Work required: Review the listing and copy each line that holds the word "chart".

Recorded information:
--

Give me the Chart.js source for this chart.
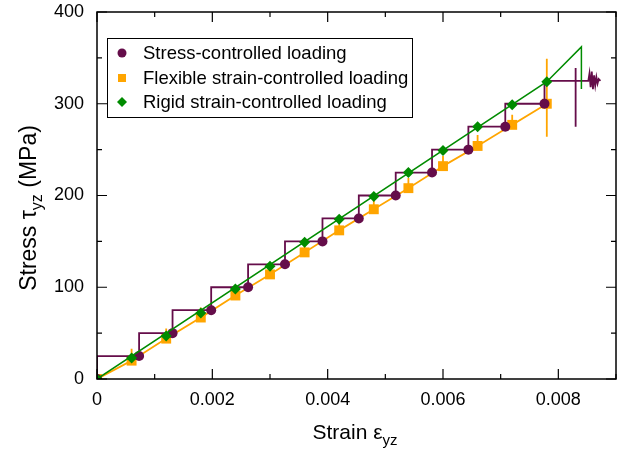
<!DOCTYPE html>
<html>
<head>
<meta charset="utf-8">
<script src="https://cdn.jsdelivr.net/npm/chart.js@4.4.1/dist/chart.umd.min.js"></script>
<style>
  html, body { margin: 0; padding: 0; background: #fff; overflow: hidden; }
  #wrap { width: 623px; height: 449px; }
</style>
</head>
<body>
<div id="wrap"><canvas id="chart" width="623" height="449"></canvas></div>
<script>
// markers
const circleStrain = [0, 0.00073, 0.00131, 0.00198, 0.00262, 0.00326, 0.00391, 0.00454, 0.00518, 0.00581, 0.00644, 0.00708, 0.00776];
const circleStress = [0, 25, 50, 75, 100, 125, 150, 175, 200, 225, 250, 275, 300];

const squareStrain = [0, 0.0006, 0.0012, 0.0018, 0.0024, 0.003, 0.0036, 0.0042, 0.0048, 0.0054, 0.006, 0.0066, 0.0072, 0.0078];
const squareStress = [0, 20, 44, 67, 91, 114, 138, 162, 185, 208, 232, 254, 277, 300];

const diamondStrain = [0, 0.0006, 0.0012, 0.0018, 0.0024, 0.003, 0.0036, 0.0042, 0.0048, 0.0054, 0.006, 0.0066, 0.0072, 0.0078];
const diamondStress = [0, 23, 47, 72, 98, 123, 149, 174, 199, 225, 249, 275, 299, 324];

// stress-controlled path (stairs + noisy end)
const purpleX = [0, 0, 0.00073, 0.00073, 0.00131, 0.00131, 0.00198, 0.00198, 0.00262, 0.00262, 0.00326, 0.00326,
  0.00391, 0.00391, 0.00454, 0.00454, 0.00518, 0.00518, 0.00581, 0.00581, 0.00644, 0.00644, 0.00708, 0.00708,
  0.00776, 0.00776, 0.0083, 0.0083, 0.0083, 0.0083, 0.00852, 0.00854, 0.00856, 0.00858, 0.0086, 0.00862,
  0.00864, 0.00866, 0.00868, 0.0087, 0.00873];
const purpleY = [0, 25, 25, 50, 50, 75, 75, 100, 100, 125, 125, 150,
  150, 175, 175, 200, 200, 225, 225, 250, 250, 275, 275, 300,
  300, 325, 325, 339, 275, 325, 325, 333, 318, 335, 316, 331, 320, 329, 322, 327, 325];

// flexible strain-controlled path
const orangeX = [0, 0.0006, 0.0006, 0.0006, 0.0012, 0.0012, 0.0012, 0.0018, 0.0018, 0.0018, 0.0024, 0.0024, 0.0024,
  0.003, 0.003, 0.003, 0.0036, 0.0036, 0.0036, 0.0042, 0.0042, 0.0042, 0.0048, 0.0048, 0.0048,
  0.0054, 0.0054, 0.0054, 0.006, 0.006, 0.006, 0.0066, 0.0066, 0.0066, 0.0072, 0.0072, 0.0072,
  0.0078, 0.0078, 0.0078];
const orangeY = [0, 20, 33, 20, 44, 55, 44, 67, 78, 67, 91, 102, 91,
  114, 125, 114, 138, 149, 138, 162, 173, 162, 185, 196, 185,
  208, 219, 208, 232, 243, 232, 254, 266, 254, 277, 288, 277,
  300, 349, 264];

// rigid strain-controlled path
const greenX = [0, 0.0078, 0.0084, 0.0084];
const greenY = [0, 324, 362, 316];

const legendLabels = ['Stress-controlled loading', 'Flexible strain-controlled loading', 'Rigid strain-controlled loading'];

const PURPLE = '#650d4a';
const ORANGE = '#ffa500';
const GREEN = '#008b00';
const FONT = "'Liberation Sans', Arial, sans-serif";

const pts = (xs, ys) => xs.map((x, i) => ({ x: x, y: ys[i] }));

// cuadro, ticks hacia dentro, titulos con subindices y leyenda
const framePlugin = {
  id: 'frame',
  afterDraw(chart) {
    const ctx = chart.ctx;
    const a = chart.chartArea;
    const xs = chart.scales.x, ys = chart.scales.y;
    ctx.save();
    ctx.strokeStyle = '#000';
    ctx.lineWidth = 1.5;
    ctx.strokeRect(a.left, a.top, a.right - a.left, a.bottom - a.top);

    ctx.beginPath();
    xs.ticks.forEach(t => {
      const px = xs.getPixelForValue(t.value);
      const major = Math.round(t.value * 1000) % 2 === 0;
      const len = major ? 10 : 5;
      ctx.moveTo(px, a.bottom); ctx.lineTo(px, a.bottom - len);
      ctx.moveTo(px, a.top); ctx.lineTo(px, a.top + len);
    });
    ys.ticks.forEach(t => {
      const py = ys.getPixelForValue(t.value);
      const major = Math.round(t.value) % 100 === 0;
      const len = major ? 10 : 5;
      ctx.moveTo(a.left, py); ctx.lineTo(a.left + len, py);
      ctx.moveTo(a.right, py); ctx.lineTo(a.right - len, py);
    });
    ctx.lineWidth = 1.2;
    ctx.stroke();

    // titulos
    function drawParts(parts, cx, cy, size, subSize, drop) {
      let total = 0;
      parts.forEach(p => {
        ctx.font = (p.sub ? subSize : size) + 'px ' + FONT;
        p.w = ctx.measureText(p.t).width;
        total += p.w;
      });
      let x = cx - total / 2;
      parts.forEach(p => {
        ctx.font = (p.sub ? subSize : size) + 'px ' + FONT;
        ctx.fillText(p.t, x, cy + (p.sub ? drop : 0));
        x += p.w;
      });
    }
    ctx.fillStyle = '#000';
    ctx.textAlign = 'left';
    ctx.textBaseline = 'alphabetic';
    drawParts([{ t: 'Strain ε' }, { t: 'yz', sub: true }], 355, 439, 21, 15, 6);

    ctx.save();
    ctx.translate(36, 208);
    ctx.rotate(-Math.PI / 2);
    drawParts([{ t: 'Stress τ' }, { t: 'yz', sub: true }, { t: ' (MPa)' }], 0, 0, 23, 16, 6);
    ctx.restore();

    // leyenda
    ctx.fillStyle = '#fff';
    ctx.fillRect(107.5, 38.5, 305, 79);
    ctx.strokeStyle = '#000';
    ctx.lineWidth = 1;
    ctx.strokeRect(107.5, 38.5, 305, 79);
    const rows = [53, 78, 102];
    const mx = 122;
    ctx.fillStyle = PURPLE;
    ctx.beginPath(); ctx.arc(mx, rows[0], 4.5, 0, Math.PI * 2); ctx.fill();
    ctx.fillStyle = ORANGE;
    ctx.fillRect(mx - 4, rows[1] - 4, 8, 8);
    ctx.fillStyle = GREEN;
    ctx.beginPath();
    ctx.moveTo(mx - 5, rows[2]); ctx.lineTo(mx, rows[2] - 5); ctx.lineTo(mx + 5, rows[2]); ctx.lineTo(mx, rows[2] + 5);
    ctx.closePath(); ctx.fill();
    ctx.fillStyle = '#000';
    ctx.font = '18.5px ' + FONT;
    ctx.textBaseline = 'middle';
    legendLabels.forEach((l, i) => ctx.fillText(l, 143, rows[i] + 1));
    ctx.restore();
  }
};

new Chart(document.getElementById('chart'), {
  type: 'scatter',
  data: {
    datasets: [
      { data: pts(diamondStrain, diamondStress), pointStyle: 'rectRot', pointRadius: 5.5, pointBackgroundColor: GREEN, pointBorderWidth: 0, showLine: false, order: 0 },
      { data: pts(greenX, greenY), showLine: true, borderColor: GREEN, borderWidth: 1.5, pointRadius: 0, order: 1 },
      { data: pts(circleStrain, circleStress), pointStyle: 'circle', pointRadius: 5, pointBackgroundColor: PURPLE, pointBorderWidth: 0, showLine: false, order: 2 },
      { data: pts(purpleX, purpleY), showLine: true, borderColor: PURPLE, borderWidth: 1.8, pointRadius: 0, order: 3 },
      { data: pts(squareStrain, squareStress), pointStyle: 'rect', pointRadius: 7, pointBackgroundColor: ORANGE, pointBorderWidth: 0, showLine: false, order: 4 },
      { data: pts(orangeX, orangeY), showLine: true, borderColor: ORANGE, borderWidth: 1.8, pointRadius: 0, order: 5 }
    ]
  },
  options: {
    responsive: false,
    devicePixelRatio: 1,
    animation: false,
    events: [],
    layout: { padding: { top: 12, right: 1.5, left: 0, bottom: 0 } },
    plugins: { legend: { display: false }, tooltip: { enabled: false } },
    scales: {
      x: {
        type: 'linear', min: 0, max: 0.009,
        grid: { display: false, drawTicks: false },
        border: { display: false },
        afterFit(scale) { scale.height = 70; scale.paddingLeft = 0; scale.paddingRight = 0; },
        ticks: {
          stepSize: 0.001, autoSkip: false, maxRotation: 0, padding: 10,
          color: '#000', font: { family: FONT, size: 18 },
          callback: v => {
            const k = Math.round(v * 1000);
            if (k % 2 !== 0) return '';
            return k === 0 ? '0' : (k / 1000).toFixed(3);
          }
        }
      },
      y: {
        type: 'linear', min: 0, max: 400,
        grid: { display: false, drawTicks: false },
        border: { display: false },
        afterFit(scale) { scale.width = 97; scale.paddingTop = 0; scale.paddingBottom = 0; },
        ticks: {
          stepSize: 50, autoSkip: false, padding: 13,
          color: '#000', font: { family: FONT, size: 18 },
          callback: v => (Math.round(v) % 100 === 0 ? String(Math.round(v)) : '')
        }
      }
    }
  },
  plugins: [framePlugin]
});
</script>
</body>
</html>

--

Output for this task:
Give me the Chart.js source for this chart.
<script src="https://cdn.jsdelivr.net/npm/chart.js@4.4.1/dist/chart.umd.min.js"></script>
<div id="wrap"><canvas id="chart" width="623" height="449"></canvas></div>
  afterDraw(chart) {
    const ctx = chart.ctx;
    const a = chart.chartArea;
    const xs = chart.scales.x, ys = chart.scales.y;
new Chart(document.getElementById('chart'), {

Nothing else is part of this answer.